Quotes
Josh Marshall: So, setting aside why we're in Iraq, how we got there, whether we should have gone in in the first place, where are we now? Where do you see our position right now?
Joseph Wilson: Well, I think we're fucked.
-- Joseph Wilson, acting Ambassador to Iraq 1991, speaking frankly
http://talkingpointsmemo.com/sept0303.html#091803639pmmore transcript excerpts -
TPM sat down with Wilson this Tuesday ...
TPM: It is September 16th and it seems in the last couple months in Iraq we've basically gone through--quickly gone through--three phases, as near as I can tell. We had a period where there were fairly constant guerilla attacks, and then things escalated with a series of major bombings, and then the administration--first in sort of fits and starts and then in two or three major moves--did this reconfiguring of their policy. The president came forward with his budget request and the new overture towards the United Nations, and we're still trying to negotiate some sort of new arrangement with the international community. So, setting aside why we're in Iraq, how we go there, whether we should have gone in in the first place, where are we now? Where do you see our position right now?
WILSON: Well, I think we're fucked. I think the--we should have learned from the bombing of the United Nations building that there was all sorts of anti--not just American but anti-international presence--pressure building within Iraq. And I think we should have reacted rather quickly to that by attempting to truly embrace the United Nations in the sense of internationalization. A crime against the United Nations should have been perceived as a crime against us all, and we should have been much more aggressive in ensuring that we did everything we could to help the United Nations through that period. And that would have meant really trying to draw them into something that, as I said the other day, would help us change "latitudes and attitudes" in Iraq (to quote Jimmy Buffett). And by that I mean what you need to do is, you need to aggressively persuade Iraqis that what we--the rest of the world, not the United States, the rest of the world--are doing is attempting to assist it through this difficult period and assist it in reconstructing itself in a new, modern, post-Saddam Iraq.

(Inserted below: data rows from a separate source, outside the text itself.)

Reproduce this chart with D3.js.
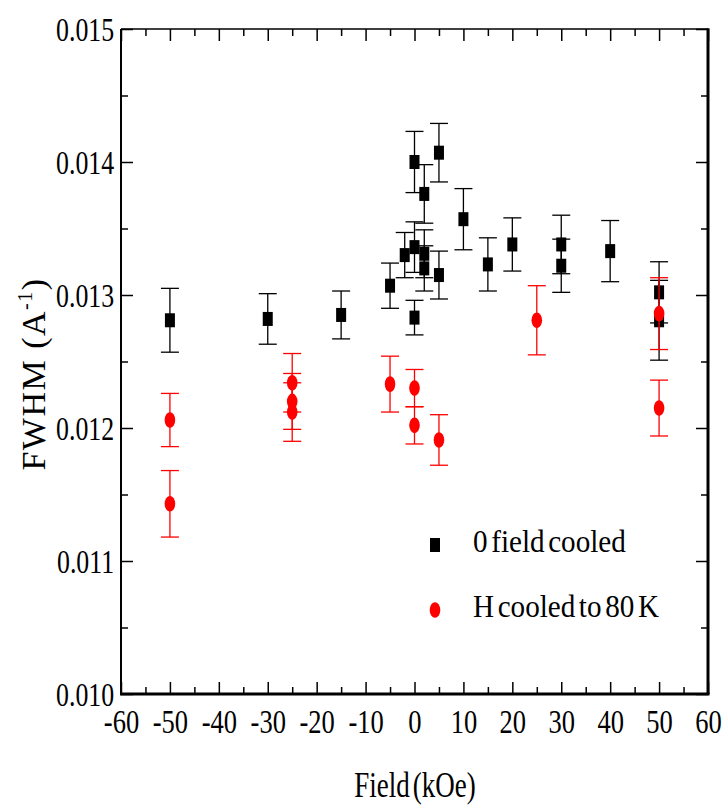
<!DOCTYPE html>
<html><head><meta charset="utf-8">
<script src="https://cdn.jsdelivr.net/npm/d3@7"></script>
<style>
html,body{margin:0;padding:0;background:#fff;}
text{font-family:"Liberation Serif","Times New Roman",serif;fill:#000;}
</style></head>
<body>
<svg id="chart" width="726" height="806"></svg>
<script>
// ---- data ----
const zfcField = [-50, -30, -15, -5, -2, 0, 0, 0, 2, 2, 2, 5, 5, 10, 15, 20, 30, 30, 40, 50, 50];
const zfcFwhm  = [0.01281, 0.01282, 0.01285, 0.01307, 0.01330, 0.01336, 0.01400, 0.01283, 0.01376, 0.01331, 0.01320, 0.01407, 0.01315, 0.01357, 0.01323, 0.01338, 0.01338, 0.01322, 0.01333, 0.01302, 0.01281];
const zfcErr   = [0.00024, 0.00019, 0.00018, 0.00017, 0.00017, 0.00019, 0.00023, 0.00013, 0.00022, 0.00018, 0.00017, 0.00022, 0.00018, 0.00023, 0.00020, 0.00020, 0.00022, 0.00020, 0.00023, 0.00023, 0.00030];

const fcField = [-50, -50, -25, -25, -25, -5, 0, 0, 5, 25, 50, 50];
const fcFwhm  = [0.01206, 0.01143, 0.01234, 0.01220, 0.01212, 0.01233, 0.01230, 0.01202, 0.01191, 0.01281, 0.01286, 0.01215];
const fcErr   = [0.00020, 0.00025, 0.00022, 0.00021, 0.00022, 0.00021, 0.00014, 0.00014, 0.00019, 0.00026, 0.00027, 0.00021];

const xTicks = [-60, -50, -40, -30, -20, -10, 0, 10, 20, 30, 40, 50, 60];
const yTicks = [0.010, 0.011, 0.012, 0.013, 0.014, 0.015];
const legendLabels = ["0 field cooled", "H cooled to 80 K"];

// ---- layout ----
const L = 121, R = 708, T = 29, B = 694;
const svg = d3.select("#chart");
const x = d3.scaleLinear().domain([-60, 60]).range([L, R]);
const y = d3.scaleLinear().domain([0.010, 0.015]).range([B, T]);

const xMinor = d3.range(-55, 60, 10);
const yMinor = d3.range(0.0105, 0.015, 0.001);

function styleAxis(g, w) {
  g.selectAll(".domain").remove();
  g.selectAll(".tick line").attr("stroke", "#000").attr("stroke-width", w);
}

// bottom axis
const gb = svg.append("g").attr("transform", `translate(0,${B})`)
  .call(d3.axisBottom(x).tickValues(xTicks).tickSize(-12).tickSizeOuter(0).tickPadding(15).tickFormat(d => String(d)));
styleAxis(gb, 1.5);
gb.selectAll(".tick text").attr("font-size", 34).attr("dy", "0.72em")
  .attr("transform", "scale(0.78,1)").style("font-family", '"Liberation Serif",serif');
svg.append("g").attr("transform", `translate(0,${B})`)
  .call(d3.axisBottom(x).tickValues(xMinor).tickSize(-7).tickFormat(""))
  .call(g => styleAxis(g, 1.5));

// top axis
svg.append("g").attr("transform", `translate(0,${T})`)
  .call(d3.axisTop(x).tickValues(xTicks).tickSize(-12).tickFormat(""))
  .call(g => styleAxis(g, 1.5));
svg.append("g").attr("transform", `translate(0,${T})`)
  .call(d3.axisTop(x).tickValues(xMinor).tickSize(-7).tickFormat(""))
  .call(g => styleAxis(g, 1.5));

// left axis
const gl = svg.append("g").attr("transform", `translate(${L},0)`)
  .call(d3.axisLeft(y).tickValues(yTicks).tickSize(-12).tickPadding(9).tickFormat(d3.format(".3f")));
styleAxis(gl, 1.5);
gl.selectAll(".tick text").attr("font-size", 34).attr("dy", "0.34em")
  .attr("transform", "scale(0.76,1)").style("font-family", '"Liberation Serif",serif');
svg.append("g").attr("transform", `translate(${L},0)`)
  .call(d3.axisLeft(y).tickValues(yMinor).tickSize(-7).tickFormat(""))
  .call(g => styleAxis(g, 1.5));

// right axis
svg.append("g").attr("transform", `translate(${R},0)`)
  .call(d3.axisRight(y).tickValues(yTicks).tickSize(-12).tickFormat(""))
  .call(g => styleAxis(g, 1.5));
svg.append("g").attr("transform", `translate(${R},0)`)
  .call(d3.axisRight(y).tickValues(yMinor).tickSize(-7).tickFormat(""))
  .call(g => styleAxis(g, 1.5));

// frame
svg.append("line").attr("x1", L).attr("x2", R).attr("y1", T).attr("y2", T).attr("stroke", "#000").attr("stroke-width", 1.5);
svg.append("line").attr("x1", L).attr("x2", L).attr("y1", T).attr("y2", B).attr("stroke", "#000").attr("stroke-width", 2);
svg.append("line").attr("x1", L - 1).attr("x2", R + 1.5).attr("y1", B).attr("y2", B).attr("stroke", "#000").attr("stroke-width", 3);
svg.append("line").attr("x1", R).attr("x2", R).attr("y1", T - 0.75).attr("y2", B).attr("stroke", "#000").attr("stroke-width", 3);

// series
const capW = 9;
function drawErr(fx, fy, fe, color) {
  const g = svg.append("g").attr("stroke", color).attr("stroke-width", 1.3).attr("fill", "none");
  fx.forEach((d, i) => {
    const cx = x(d), y1 = y(fy[i] + fe[i]), y2 = y(fy[i] - fe[i]);
    g.append("line").attr("x1", cx).attr("x2", cx).attr("y1", y1).attr("y2", y2);
    g.append("line").attr("x1", cx - capW).attr("x2", cx + capW).attr("y1", y1).attr("y2", y1);
    g.append("line").attr("x1", cx - capW).attr("x2", cx + capW).attr("y1", y2).attr("y2", y2);
  });
}
drawErr(zfcField, zfcFwhm, zfcErr, "#000");
svg.append("g").selectAll("rect").data(zfcField).join("rect")
  .attr("x", d => x(d) - 5).attr("y", (d, i) => y(zfcFwhm[i]) - 7)
  .attr("width", 10).attr("height", 14).attr("fill", "#000");

drawErr(fcField, fcFwhm, fcErr, "#ff0000");
svg.append("g").selectAll("ellipse").data(fcField).join("ellipse")
  .attr("cx", d => x(d)).attr("cy", (d, i) => y(fcFwhm[i]))
  .attr("rx", 5.3).attr("ry", 7.8).attr("fill", "#ff0000");

// legend
svg.append("rect").attr("x", 430).attr("y", 538).attr("width", 10).attr("height", 14).attr("fill", "#000");
svg.append("ellipse").attr("cx", 435).attr("cy", 610).attr("rx", 5.3).attr("ry", 7.8).attr("fill", "#ff0000");
svg.append("text").attr("transform", "translate(473,552) scale(0.91,1)").attr("font-size", 32).attr("word-spacing", -4).text(legendLabels[0]);
svg.append("text").attr("transform", "translate(473,617) scale(0.91,1)").attr("font-size", 32).attr("word-spacing", -4).text(legendLabels[1]);

// axis titles
svg.append("text").attr("transform", "translate(415,797) scale(0.75,1)").attr("text-anchor", "middle")
  .attr("font-size", 36).attr("word-spacing", -5).text("Field (kOe)");
const yt = svg.append("text").attr("transform", "translate(45,374) rotate(-90)").attr("text-anchor", "middle")
  .attr("font-size", 34).attr("letter-spacing", 1.5);
yt.append("tspan").text("FWHM (A");
yt.append("tspan").attr("dy", -13).attr("font-size", 20).text("-1");
yt.append("tspan").attr("dy", 13).text(")");
</script>
</body></html>
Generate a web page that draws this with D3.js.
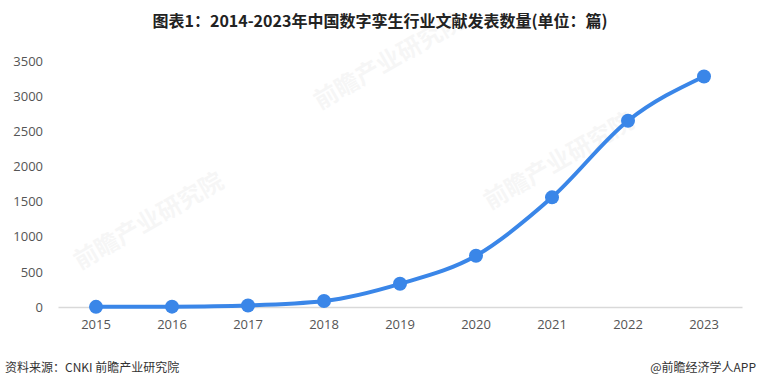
<!DOCTYPE html>
<html>
<head>
<meta charset="utf-8">
<script src="https://cdn.jsdelivr.net/npm/d3@7"></script>
<style>
  body { margin: 0; background: #fff; }
  svg { display: block; font-family: "Noto Sans CJK SC", "Noto Sans", sans-serif; }
</style>
</head>
<body>
<div id="chart"></div>
<script>
// data
const years = ["2015", "2016", "2017", "2018", "2019", "2020", "2021", "2022", "2023"]
const papers = [2, 5, 22, 85, 330, 730, 1560, 2650, 3280]
const yTicks = [0, 500, 1000, 1500, 2000, 2500, 3000, 3500]

const W = 760, H = 388
const margin = {top: 61, right: 18, bottom: 81, left: 58}
const width = W - margin.left - margin.right,
      height = H - margin.top - margin.bottom

const svg = d3.select("#chart")
    .append("svg")
    .attr("width", W)
    .attr("height", H)

// faint watermarks
const marks = [[320, 110], [490, 210], [80, 270]]
svg.selectAll(".wm")
    .data(marks)
    .join("text")
    .attr("class", "wm")
    .attr("transform", d => `translate(${d[0]}, ${d[1]}) rotate(-30)`)
    .attr("font-size", 24)
    .attr("font-weight", "bold")
    .attr("fill", "#000")
    .attr("opacity", 0.03)
    .text("前瞻产业研究院")

// title
svg.append("text")
    .attr("x", W / 2)
    .attr("y", 27)
    .attr("text-anchor", "middle")
    .attr("font-size", 16)
    .attr("font-weight", "bold")
    .attr("fill", "#222")
    .text("图表1：2014-2023年中国数字孪生行业文献发表数量(单位：篇)")

const g = svg.append("g")
    .attr("transform", `translate(${margin.left}, ${margin.top})`)

const x = d3.scaleBand()
    .domain(years)
    .range([0, width])

const y = d3.scaleLinear()
    .domain([0, 3500])
    .range([height, 0])

// x axis
const xAxis = g.append("g")
    .attr("transform", `translate(0, ${height})`)
    .call(d3.axisBottom(x).tickSize(0).tickPadding(13))
xAxis.select(".domain").attr("stroke", "#d9d9d9").attr("stroke-width", 1.5)
xAxis.selectAll("text")
    .attr("font-size", 13)
    .attr("fill", "#555")
    .attr("font-family", "Open Sans, Noto Sans, sans-serif")

// y axis
const yAxis = g.append("g")
    .call(d3.axisLeft(y).tickValues(yTicks).tickFormat(d3.format("d")).tickSize(0).tickPadding(15))
yAxis.select(".domain").remove()
yAxis.selectAll("text")
    .attr("font-size", 13)
    .attr("fill", "#555")
    .attr("font-family", "Open Sans, Noto Sans, sans-serif")

const cx = d => x(d) + x.bandwidth() / 2

// line
g.append("path")
    .datum(papers)
    .attr("fill", "none")
    .attr("stroke", "#3a86e8")
    .attr("stroke-width", 4)
    .attr("d", d3.line()
        .curve(d3.curveMonotoneX)
        .x((d, i) => cx(years[i]))
        .y(d => y(d)))

// points
g.selectAll(".pt")
    .data(papers)
    .join("circle")
    .attr("class", "pt")
    .attr("cx", (d, i) => cx(years[i]))
    .attr("cy", d => y(d))
    .attr("r", 7)
    .attr("fill", "#3a86e8")

// footer
svg.append("text")
    .attr("x", 5)
    .attr("y", 372)
    .attr("font-size", 12)
    .attr("fill", "#333")
    .text("资料来源：CNKI 前瞻产业研究院")

svg.append("text")
    .attr("x", 756)
    .attr("y", 372)
    .attr("text-anchor", "end")
    .attr("font-size", 12)
    .attr("fill", "#333")
    .text("@前瞻经济学人APP")
</script>
</body>
</html>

We didn't do that in a positive way. We made all the right noises about de Mello's death and the deaths of the United Nations people, and then we made some noises about how this is an opportunity for the international community to realize its interests are at stake as well. I think we should have been much more aggressive in embracing this crime against all of us, because at the end of the day the United Nations bureaucracy is nothing more or nothing less than the will of its membership--and we are the predominant member of the United Nations. We should not have shied away from that. I think that the bombing of the ayatollah in Najaf was the real clarion call to us and the rest of the world as to how dire a situation we find ourselves in. I say that because it was very clearly an attempt to draw the Shi'a off the sidelines. Now, the Shi'a populate the south between Baghdad and Kuwait--in other words, the route that we are going to have to take one of these days when we leave Iraq.
The Shi'a have been content with what I consider to be a tactical ceasefire, tactical truce with the United States. They've been content with that so long as they're able to consolidate their control, political control over the villages in the south and the towns in the south, and so long as the Americans were killing Sunni on their behalf. That means that if you were Sunni, that they eventually would have to kill--if in fact there's a war between the Shi'a and the Sunni. Now the bombing of Najaf made very clear that the Sunni were not going to go along willingly, either by being killed by Americans or by not resisting what they think is going to be a Shi'a push for power.